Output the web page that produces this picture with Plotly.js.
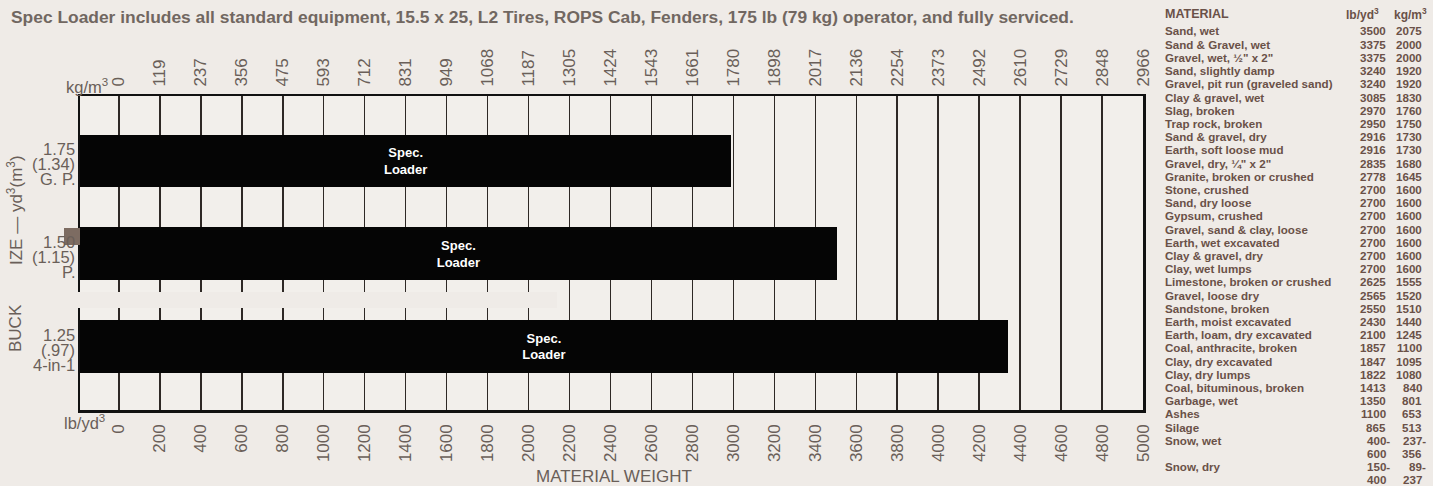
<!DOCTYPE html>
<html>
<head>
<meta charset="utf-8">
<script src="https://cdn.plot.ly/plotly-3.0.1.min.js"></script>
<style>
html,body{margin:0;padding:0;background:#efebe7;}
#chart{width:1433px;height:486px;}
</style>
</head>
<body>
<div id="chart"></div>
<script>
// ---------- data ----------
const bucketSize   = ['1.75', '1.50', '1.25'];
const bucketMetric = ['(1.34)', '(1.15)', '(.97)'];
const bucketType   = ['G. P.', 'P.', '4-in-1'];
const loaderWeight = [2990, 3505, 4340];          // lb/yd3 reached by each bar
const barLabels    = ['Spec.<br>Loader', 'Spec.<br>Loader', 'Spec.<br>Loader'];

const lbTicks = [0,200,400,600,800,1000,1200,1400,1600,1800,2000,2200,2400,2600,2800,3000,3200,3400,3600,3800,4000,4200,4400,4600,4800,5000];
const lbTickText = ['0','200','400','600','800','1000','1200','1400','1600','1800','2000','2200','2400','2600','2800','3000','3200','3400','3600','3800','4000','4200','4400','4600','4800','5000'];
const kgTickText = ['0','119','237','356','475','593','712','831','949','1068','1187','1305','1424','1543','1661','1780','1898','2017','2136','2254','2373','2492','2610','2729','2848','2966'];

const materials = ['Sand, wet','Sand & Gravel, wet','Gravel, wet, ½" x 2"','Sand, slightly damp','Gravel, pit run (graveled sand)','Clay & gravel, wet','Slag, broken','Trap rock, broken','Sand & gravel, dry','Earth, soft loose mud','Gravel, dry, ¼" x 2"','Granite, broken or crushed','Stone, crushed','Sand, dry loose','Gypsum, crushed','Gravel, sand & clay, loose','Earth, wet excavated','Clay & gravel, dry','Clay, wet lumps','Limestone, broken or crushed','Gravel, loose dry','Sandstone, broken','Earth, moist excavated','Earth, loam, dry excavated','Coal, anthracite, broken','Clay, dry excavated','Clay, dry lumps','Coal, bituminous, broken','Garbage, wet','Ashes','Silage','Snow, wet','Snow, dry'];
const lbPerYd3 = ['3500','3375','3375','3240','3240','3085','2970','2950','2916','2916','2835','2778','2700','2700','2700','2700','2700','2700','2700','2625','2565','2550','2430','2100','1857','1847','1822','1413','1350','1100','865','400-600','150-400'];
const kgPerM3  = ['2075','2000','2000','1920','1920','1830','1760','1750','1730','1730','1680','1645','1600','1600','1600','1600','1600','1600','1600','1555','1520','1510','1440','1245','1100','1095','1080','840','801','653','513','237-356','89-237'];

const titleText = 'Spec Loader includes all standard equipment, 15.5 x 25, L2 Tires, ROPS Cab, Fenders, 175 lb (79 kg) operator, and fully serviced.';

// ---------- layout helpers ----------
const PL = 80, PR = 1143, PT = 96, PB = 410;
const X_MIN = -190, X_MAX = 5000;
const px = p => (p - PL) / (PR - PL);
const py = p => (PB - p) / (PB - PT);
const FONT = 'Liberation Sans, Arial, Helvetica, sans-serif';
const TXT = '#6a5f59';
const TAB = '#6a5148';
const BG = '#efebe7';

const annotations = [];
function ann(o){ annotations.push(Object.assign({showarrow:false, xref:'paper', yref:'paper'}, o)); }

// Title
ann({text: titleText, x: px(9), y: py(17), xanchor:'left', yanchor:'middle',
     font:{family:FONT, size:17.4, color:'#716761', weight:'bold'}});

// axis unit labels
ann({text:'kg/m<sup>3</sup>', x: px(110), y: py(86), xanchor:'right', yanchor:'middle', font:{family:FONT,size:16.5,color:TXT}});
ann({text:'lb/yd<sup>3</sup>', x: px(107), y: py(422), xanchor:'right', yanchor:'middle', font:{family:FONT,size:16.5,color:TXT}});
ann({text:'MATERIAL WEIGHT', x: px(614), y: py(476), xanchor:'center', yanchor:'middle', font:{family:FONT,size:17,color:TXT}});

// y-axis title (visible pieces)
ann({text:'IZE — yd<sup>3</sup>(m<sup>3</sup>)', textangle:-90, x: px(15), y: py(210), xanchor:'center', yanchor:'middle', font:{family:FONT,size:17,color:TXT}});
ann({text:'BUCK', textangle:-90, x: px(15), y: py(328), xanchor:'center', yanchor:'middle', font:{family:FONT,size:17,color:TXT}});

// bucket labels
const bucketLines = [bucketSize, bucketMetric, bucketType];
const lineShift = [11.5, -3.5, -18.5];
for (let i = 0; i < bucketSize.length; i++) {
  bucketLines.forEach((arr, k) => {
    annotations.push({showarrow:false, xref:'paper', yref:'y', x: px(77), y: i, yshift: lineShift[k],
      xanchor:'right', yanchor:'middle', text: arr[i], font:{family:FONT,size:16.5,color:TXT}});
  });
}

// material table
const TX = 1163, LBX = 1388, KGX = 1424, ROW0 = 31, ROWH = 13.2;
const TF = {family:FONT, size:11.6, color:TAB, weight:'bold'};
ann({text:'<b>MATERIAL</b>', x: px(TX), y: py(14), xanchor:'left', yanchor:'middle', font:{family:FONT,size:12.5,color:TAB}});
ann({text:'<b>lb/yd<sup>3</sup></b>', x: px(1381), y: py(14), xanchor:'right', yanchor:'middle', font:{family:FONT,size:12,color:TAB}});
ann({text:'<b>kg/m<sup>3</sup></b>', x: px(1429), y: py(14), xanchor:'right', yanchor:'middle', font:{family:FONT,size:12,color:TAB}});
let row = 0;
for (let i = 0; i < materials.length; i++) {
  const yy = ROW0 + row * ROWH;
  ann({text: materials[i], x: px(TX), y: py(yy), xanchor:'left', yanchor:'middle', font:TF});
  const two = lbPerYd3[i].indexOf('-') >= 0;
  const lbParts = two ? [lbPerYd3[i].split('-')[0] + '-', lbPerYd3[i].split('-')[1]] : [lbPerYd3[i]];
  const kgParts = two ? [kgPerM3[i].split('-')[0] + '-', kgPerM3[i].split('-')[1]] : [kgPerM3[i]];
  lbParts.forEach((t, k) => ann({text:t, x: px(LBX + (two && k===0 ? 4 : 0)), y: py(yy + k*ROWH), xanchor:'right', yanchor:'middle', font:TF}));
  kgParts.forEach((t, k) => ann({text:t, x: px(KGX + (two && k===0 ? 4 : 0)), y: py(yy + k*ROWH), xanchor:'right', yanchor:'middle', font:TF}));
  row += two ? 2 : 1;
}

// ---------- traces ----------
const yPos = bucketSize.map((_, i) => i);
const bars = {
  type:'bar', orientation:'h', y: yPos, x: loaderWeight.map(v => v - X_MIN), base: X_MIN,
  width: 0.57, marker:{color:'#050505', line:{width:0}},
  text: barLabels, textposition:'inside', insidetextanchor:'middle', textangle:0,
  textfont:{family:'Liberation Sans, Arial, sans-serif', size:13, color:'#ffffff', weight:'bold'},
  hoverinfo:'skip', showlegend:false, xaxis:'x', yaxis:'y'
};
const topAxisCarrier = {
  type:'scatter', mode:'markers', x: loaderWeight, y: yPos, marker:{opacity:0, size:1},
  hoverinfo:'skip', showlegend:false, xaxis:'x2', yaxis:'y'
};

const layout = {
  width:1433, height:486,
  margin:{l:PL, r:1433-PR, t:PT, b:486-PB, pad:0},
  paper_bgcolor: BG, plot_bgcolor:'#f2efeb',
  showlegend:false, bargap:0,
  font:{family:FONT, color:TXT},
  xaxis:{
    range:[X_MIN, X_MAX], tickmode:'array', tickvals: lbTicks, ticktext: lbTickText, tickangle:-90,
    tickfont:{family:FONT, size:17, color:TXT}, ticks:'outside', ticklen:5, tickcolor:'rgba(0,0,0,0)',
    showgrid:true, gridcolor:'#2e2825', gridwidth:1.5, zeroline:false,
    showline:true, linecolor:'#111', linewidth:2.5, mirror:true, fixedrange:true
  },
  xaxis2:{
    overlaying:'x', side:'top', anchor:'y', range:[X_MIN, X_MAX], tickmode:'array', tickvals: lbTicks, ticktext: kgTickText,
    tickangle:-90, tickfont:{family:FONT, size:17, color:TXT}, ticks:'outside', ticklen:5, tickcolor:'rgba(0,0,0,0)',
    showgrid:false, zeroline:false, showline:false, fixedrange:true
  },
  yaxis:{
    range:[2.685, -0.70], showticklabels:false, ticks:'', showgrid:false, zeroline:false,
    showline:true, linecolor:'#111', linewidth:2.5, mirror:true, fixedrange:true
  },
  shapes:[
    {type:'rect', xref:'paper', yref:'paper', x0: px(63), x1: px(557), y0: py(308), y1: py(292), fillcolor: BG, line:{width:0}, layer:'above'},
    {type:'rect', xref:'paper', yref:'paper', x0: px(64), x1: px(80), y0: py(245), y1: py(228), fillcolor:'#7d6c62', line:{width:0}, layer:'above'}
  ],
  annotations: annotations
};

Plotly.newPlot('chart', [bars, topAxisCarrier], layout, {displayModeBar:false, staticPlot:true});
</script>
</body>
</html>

■ ■ ■

__What you should do__
Everything from the first line to the line with "['Spec.<br>Loader', 'Spec.<br>Loader', 'Spec.<br>Loader'];" must be repeated exactly, and nothing else. Leave the pictures out.

__Task solution__
Output the web page that produces this picture with Plotly.js.
<!DOCTYPE html>
<html>
<head>
<meta charset="utf-8">
<script src="https://cdn.plot.ly/plotly-3.0.1.min.js"></script>
<style>
html,body{margin:0;padding:0;background:#efebe7;}
#chart{width:1433px;height:486px;}
</style>
</head>
<body>
<div id="chart"></div>
<script>
// ---------- data ----------
const bucketSize   = ['1.75', '1.50', '1.25'];
const bucketMetric = ['(1.34)', '(1.15)', '(.97)'];
const bucketType   = ['G. P.', 'P.', '4-in-1'];
const loaderWeight = [2990, 3505, 4340];          // lb/yd3 reached by each bar
const barLabels    = ['Spec.<br>Loader', 'Spec.<br>Loader', 'Spec.<br>Loader'];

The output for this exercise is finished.